Fig.8-88 セキュリティ保護された通信
fig8_88

 Fig.8-88において,[保護されたチャンネル(SSL)を要求する]にチェックを付けると,そのサイトまたは仮想ディレクトリはSSL以外の通常の通信を受け付けなくなる。つまり,“http://”による接続は拒否され,“https://”による接続しかできなくなる。チェックを付けない場合には,“http://”でも“https://”でもどちらでも接続を受け付ける。なお,Fig.8-88の[クライアント証明書]の部分はクライアント証明書の設定をする部分である。この設定については,「8.3.3 クライアント証明書を使った認証」にて説明する。

○証明書サービスの証明書をWebブラウザにインストールする
 これでSSLを利用できるようになるのだが,このままだと,Webブラウザに証明機関の証明書がインストールされていないため,アクセスするたびにFig.8-89のような警告が表示される。

Fig.8-89 Webブラウザによる警告
fig8_89

 この警告は,証明書サービス自身の証明書がWebブラウザにインストールされていないために表示される。無視してもかまわないのだが,気になる場合には,次のようにして証明書サービス自身の証明書をWebブラウザにインストールしておこう。


One Point! 証明書サービスをエンタプライズCAとして設定している場合,ドメインに参加しているクライアントには,証明書サービス自身の証明書がActive Directoryによって自動的にインストールされる。そのため,Fig.8-89の警告は表示されないし,以下で説明する手順に従って証明書サービスの証明書をインストールする必要もない。

 証明書サービス自身の証明書をWebブラウザにインストールするには,Webブラウザから“http://証明書サービスがインストールされたサーバー名/CertSrv/”にアクセスする。するとFig.8-90に示す内容が表示される。


One Point!Fig.8-90は,Internet Explorerでアクセスした例である。利用するWebブラウザによって,表示される内容や操作方法は若干異なることがある。
Fig.8-90 Microsoft証明書サービスページ
fig8_90

 ここで,[CA証明書または証明書失効リストの取得]を選び[次へ]ボタンを押すと,Fig.8-91に示す画面が表示される。
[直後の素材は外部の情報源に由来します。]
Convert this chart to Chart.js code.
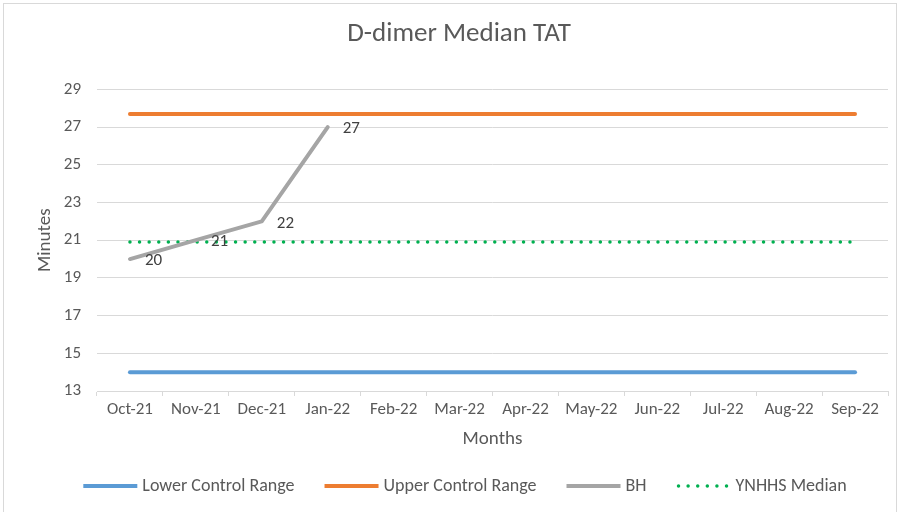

[このCA証明書のパスをインストールしてください]のリンクを押すとFig.8-92のダイアログボックスが表示される。このダイアログボックスで[はい]ボタンを押せば,証明書サービスの証明書がWebブラウザにインストールされる。

Fig.8-91 CA証明書または証明書失効リストの取得
fig8_91

Fig.8-92 ルート証明書ストア
fig8_92

 ルート証明書ストアに証明書サービスの証明書をインストールすると,以降,Fig.8-89の警告は表示されなくなる。